NAMM 2020 was full of huge announcements from music equipment manufactures like Moog, Solid State Logic, Rane, Behringer, and much more. But one of the biggest and most anticipated gear release, especially for hip-hop producers and beat makers is the Akai MPC One.
The Akai MPC One is the newest generation in the long and historic line of MPCs, a classic beat production tool. The MPC One features stand alone production capabilities, numerous inputs & outputs for studio connectivity, beat programing, and editing FX all in the table top device. A tape stop effect can also be found, as well as a a note repeat feature for trilling hi-hats, making the MPC One a one stop shop for producers and beat makers from all backgrounds. The newest line of MPC devices also features a touch screen which allows you to access a wide array of audio and MIDI editing parameter.

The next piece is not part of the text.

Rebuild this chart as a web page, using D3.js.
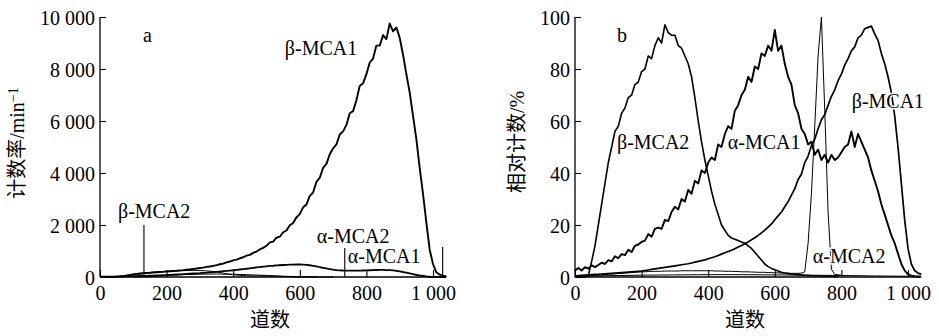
<!DOCTYPE html>
<html>
<head>
<meta charset="utf-8">
<script src="https://cdn.jsdelivr.net/npm/d3@7"></script>
<style>
  body { margin: 0; background: #fff; }
  svg text { font-family: "Liberation Serif", "Times New Roman", serif; fill: #000; }
  .cjk { font-family: "Noto Sans CJK SC", sans-serif; }
</style>
</head>
<body>
<svg id="chart" width="939" height="336"></svg>
<script>
// channel numbers, every 10 channels
const channels = d3.range(0, 1050, 10);

// panel a: count rate / min^-1
const leftBetaMca1 = [
  0, 0, 0, 0, 0, 5, 15, 30, 50, 70,
  90, 110, 125, 135, 155, 160, 175, 185, 195, 200,
  210, 220, 230, 240, 255, 265, 280, 295, 310, 325,
  345, 360, 390, 405, 430, 455, 490, 515, 560, 595,
  640, 670, 720, 760, 820, 850, 930, 980, 1060, 1120,
  1200, 1330, 1360, 1510, 1550, 1720, 1790, 1990, 2080, 2300,
  2420, 2680, 2790, 3120, 3250, 3660, 3820, 4200, 4350, 4720,
  4950, 5100, 5480, 5600, 5850, 6300, 6380, 6800, 7350, 7450,
  7800, 8250, 8400, 8900, 8900, 9300, 9150, 9750, 9450, 9600,
  9200, 8550, 7800, 7100, 6200, 5300, 4200, 3200, 2100, 1050,
  500, 180, 90, 50, 20
];
const leftAlphaMca1 = [
  10, 12, 14, 16, 18, 20, 22, 25, 27, 30,
  32, 36, 38, 42, 45, 50, 55, 60, 64, 70,
  75, 82, 88, 96, 102, 110, 118, 126, 134, 142,
  150, 162, 168, 180, 190, 200, 210, 222, 234, 246,
  260, 275, 288, 302, 318, 335, 352, 368, 382, 396,
  410, 424, 432, 444, 452, 462, 468, 476, 478, 482,
  480, 476, 466, 452, 432, 410, 382, 355, 328, 305,
  282, 268, 258, 250, 246, 244, 242, 244, 246, 250,
  255, 260, 265, 270, 272, 272, 268, 262, 252, 238,
  215, 192, 165, 140, 112, 86, 60, 40, 20, 10,
  4, 1, 0, 0, 0
];
const leftBetaMca2 = [
  0, 0, 0, 0, 0, 15, 30, 50, 70, 95,
  120, 135, 150, 160, 170, 180, 188, 196, 203, 210,
  217, 223, 228, 233, 238, 243, 247, 250, 252, 252,
  248, 243, 235, 225, 212, 195, 175, 150, 125, 105,
  90, 75, 65, 57, 50, 45, 42, 40, 39, 38,
  36, 34, 31, 27, 23, 19, 15, 12, 9, 7,
  5, 4, 3, 2.5, 2, 1.5, 1, 1, 1, 0.5, 0
];
const leftLowChannels = [100, 150, 200, 250, 300, 350, 400, 450, 500, 550, 600, 650];
const leftLow = [0, 20, 60, 90, 110, 115, 105, 85, 60, 30, 10, 0];

// panel b: relative counts / %
const rightBetaMca2 = [
  0, 0, 0, 0, 0.5, 6, 12, 20, 28, 36,
  44, 50, 56, 58, 63, 65, 69, 70, 74, 75,
  79, 80, 85, 84, 89, 92, 90, 97, 94, 93,
  93, 89, 88, 85, 82, 77, 69, 60, 52, 45,
  39, 33, 28, 24, 20, 18, 16, 15, 14.5, 14,
  13.5, 13, 12, 11, 9.5, 8, 6.5, 5, 4, 3.3,
  2.8, 2.3, 1.8, 1.5, 1.3, 1.1, 1, 0.9, 0.8, 0.7,
  0.6, 0.5, 0.5, 0.4, 0.4, 0.3, 0.3, 0.3, 0.2, 0.2
];
const rightAlphaMca1 = [
  2.5, 3.5, 2.5, 3.8, 3.2, 4.5, 3.8, 4.6, 5.5, 5,
  6.5, 6, 8, 7.2, 8.8, 8.4, 10.5, 9.6, 12, 12.5,
  13.5, 14, 16.5, 15.5, 18.5, 19, 18.5, 22, 21.5, 25,
  27, 26, 30, 29, 33.5, 32, 37, 36, 41, 40,
  44, 46, 45, 51, 50, 55, 58, 57, 64, 66,
  70, 72, 77, 75, 81, 80, 86, 85, 89, 87,
  95, 87, 89, 82, 77, 74, 66, 63, 57, 55,
  51, 52, 47, 49, 45, 47, 44, 47, 45, 46,
  48, 50, 51, 56, 50, 55, 52, 49, 46, 41,
  37, 33, 28, 24, 20, 16, 13, 9, 5, 2.5,
  1, 0.5, 0.3, 0.2, 0.1
];
const rightBetaMca1 = [
  0.3, 0.5, 0.6, 0.7, 0.8, 0.9, 1, 1, 1.1, 1.2,
  1.3, 1.4, 1.5, 1.6, 1.7, 1.8, 1.9, 2, 2.1, 2.2,
  2.3, 2.5, 2.7, 2.9, 3.1, 3.3, 3.5, 3.7, 3.9, 4.1,
  4.3, 4.5, 4.7, 4.9, 5.1, 5.4, 5.7, 6, 6.3, 6.6,
  7, 7.4, 7.8, 8.3, 8.8, 9.3, 9.8, 10.3, 10.9, 11.5,
  12.1, 12.8, 13.5, 14.3, 15.1, 16, 17, 18, 19.2, 20.4,
  22, 23.5, 25, 27, 29, 31.5, 34, 37.5, 39.5, 44,
  46.5, 50.5, 53, 57, 60.5, 62.5, 66, 69.5, 72, 75.5,
  78, 81.5, 84, 87, 88.5, 92, 93, 95.5, 96, 96.5,
  93.5, 91, 86, 82, 77, 71, 62, 50, 36, 22,
  11, 5, 2.5, 1.5, 1
];
const rightAlphaMca2 = [
  0, 0.1, 0.2, 0.3, 0.4, 0.5, 0.6, 0.7, 0.8, 0.9,
  1, 1.1, 1.2, 1.3, 1.4, 1.5, 1.6, 1.7, 1.8, 1.9,
  2, 2, 2.1, 2.1, 2.2, 2.2, 2.2, 2.3, 2.3, 2.3,
  2.3, 2.3, 2.4, 2.4, 2.4, 2.4, 2.4, 2.4, 2.4, 2.4,
  2.4, 2.4, 2.3, 2.3, 2.3, 2.2, 2.2, 2.2, 2.1, 2.1,
  2, 2, 2, 1.9, 1.9, 1.8, 1.8, 1.8, 1.7, 1.7,
  1.6, 1.6, 1.5, 1.5, 1.5, 1.4, 1.4, 1.4, 1.5, 2,
  13, 32, 58, 85, 100, 64, 25, 3, 1, 0.8,
  0.7
];
const rightLowChannels = [0, 100, 200, 300, 400, 500, 600, 700, 800, 900, 1000];
const rightLow = [0.3, 0.5, 0.7, 0.8, 0.9, 0.9, 0.8, 0.7, 0.6, 0.4, 0.3];

const xTicks = [0, 200, 400, 600, 800, 1000];
const leftYTicks = [0, 2000, 4000, 6000, 8000, 10000];
const rightYTicks = [0, 20, 40, 60, 80, 100];

const svg = d3.select('#chart');
const plotTop = 17, plotBottom = 277;

const fmt = v => v >= 1000 ? d3.format(',')(v).replace(/,/g, ' ') : String(v);
const pairs = (xs, ys) => ys.map((v, i) => [xs[i], v]);

function drawPanel(p) {
  const x = d3.scaleLinear().domain([0, 1000]).range([p.x0, p.x0 + 333]);
  const y = d3.scaleLinear().domain([0, p.yMax]).range([plotBottom, plotTop]);
  const g = svg.append('g');

  const line = d3.line().x(d => x(d[0])).y(d => y(d[1]));
  p.series.forEach(s => {
    g.append('path')
      .attr('d', line(s.data))
      .attr('fill', 'none')
      .attr('stroke', '#000')
      .attr('stroke-width', s.w)
      .attr('stroke-linejoin', 'round');
  });

  // pointer lines
  (p.pointers || []).forEach(pt => {
    g.append('line')
      .attr('x1', x(pt.ch)).attr('x2', x(pt.ch))
      .attr('y1', y(pt.from)).attr('y2', y(pt.to))
      .attr('stroke', '#000').attr('stroke-width', 1.1);
  });

  // axes
  const xAxis = g.append('g')
    .attr('transform', `translate(0,${plotBottom})`)
    .call(d3.axisBottom(x).tickValues(xTicks).tickSize(-7).tickFormat(fmt));
  xAxis.select('.domain').remove();
  xAxis.selectAll('line').attr('stroke-width', 1.1);
  xAxis.selectAll('text').attr('y', 23).attr('dy', 0)
    .style('font-size', '20px').style('font-family', '"Liberation Serif", serif');

  const yAxis = g.append('g')
    .attr('transform', `translate(${p.x0},0)`)
    .call(d3.axisLeft(y).tickValues(p.yTicks).tickSize(-6).tickPadding(5).tickFormat(fmt));
  yAxis.select('.domain').remove();
  yAxis.selectAll('line').attr('stroke-width', 1.1);
  yAxis.selectAll('text').attr('dy', '0.35em')
    .style('font-size', '20px').style('font-family', '"Liberation Serif", serif');

  g.append('line')
    .attr('x1', p.x0).attr('x2', p.x0)
    .attr('y1', plotTop).attr('y2', plotBottom)
    .attr('stroke', '#000').attr('stroke-width', 1.3);
  g.append('line')
    .attr('x1', p.x0).attr('x2', x(p.axisEnd))
    .attr('y1', plotBottom).attr('y2', plotBottom)
    .attr('stroke', '#000').attr('stroke-width', 1.3);

  // series labels
  p.labels.forEach(l => {
    g.append('text')
      .attr('x', x(l.ch)).attr('y', y(l.v))
      .attr('font-size', 20)
      .attr('stroke', '#fff').attr('stroke-width', 3)
      .attr('paint-order', 'stroke')
      .text(l.text);
  });

  // x title
  g.append('text')
    .attr('class', 'cjk')
    .attr('x', p.x0 + 170).attr('y', 327)
    .attr('text-anchor', 'middle')
    .attr('font-size', 20)
    .text('道数');

  // y title
  const yt = g.append('text')
    .attr('transform', `translate(${p.titleX},${p.titleY}) rotate(-90)`)
    .attr('text-anchor', 'middle')
    .attr('font-size', 20);
  yt.append('tspan').attr('class', 'cjk').text(p.yTitle[0]);
  yt.append('tspan').text(p.yTitle[1]);
  if (p.yTitle[2]) {
    yt.append('tspan').attr('dy', '-0.45em').attr('font-size', 14).text(p.yTitle[2]);
  }
}

drawPanel({
  x0: 100, yMax: 10000, yTicks: leftYTicks, axisEnd: 1030,
  titleX: 24, titleY: 143, yTitle: ['计数率', '/min', '−1'],
  series: [
    { data: pairs(leftLowChannels, leftLow), w: 1 },
    { data: pairs(channels, leftBetaMca2), w: 1 },
    { data: pairs(channels, leftAlphaMca1), w: 1.8 },
    { data: pairs(channels, leftBetaMca1), w: 1.9 }
  ],
  pointers: [
    { ch: 132, from: 2000, to: 150 },
    { ch: 735, from: 1120, to: 0 },
    { ch: 1029, from: 1150, to: 0 }
  ],
  labels: [
    { text: 'a', ch: 129, v: 9040 },
    { text: 'β-MCA1', ch: 555, v: 8540 },
    { text: 'β-MCA2', ch: 54, v: 2270 },
    { text: 'α-MCA2', ch: 651, v: 1310 },
    { text: 'α-MCA1', ch: 744, v: 540 }
  ]
});

drawPanel({
  x0: 575, yMax: 100, yTicks: rightYTicks, axisEnd: 1036,
  titleX: 524, titleY: 142, yTitle: ['相对计数', '/%'],
  series: [
    { data: pairs(rightLowChannels, rightLow), w: 1 },
    { data: pairs(channels, rightAlphaMca2), w: 1 },
    { data: pairs(channels, rightBetaMca2), w: 1.6 },
    { data: pairs(channels, rightAlphaMca1), w: 1.9 },
    { data: pairs(channels, rightBetaMca1), w: 1.7 }
  ],
  labels: [
    { text: 'b', ch: 126, v: 90.4 },
    { text: 'β-MCA2', ch: 126, v: 49.2 },
    { text: 'α-MCA1', ch: 459, v: 49.2 },
    { text: 'β-MCA1', ch: 831, v: 65 },
    { text: 'α-MCA2', ch: 714, v: 5.4 }
  ]
});
</script>
</body>
</html>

Though these new features make the MPC One a versatile and useful tool for modern beat makers, let’s not forget the rich origins of the MPC. The MPC workflow practically pioneered how old-school beat makers produced beats and revolutionized the way music was made. Let’s go back to 1988 and take a look at the MPC60, where it all began.
The MPC60 offered a first of its kind sequencer and gave users never before seen control over samples. The sequencer could hold up to 99 tracks at once which was great for artists who preferred to create their beats in real-time. The MPC60 let users add drum parts to loops allowing them to continuously create.
Next up was the MPC3000.
Released in 1993, the MPC3000 improved upon the MPC60 by adding a higher sampling rate, 22 second sample memory, and analog filter sweeping effects. Though the MPC3000 isn’t a synthesizer, because it does not contain any oscillators, it featured a range of sample editing tools that gave it the ability to function as one. Musicians could use editing tools to manipulate samples to create synth-like pads and droning loops.
Legendary hip-hop producer, J Dilla is among the MPC3000s most notable users.
Four years later, the MPC2000 would roll out in 1997.
After parting ways with Roger Linn, Akai would go on to release the MPC2000. The MPC2000 had expandable memory as well as editing tools geared towards live performances. A swing and quantize feature had also been added giving users more control over their beats. In 2000, Akai released the MPC2000XL which added even more features like the next sequence key, four bank keys, a track mute key, a hinged LCD screen, multi-track recording, time stretch, and folder file management.
From 2000 to the present, Akai has release several more versions of the MPC including the MPC4000, 1000, 2500, the extremely portable MPC500, and a version of the MPC for iPads and iPhones.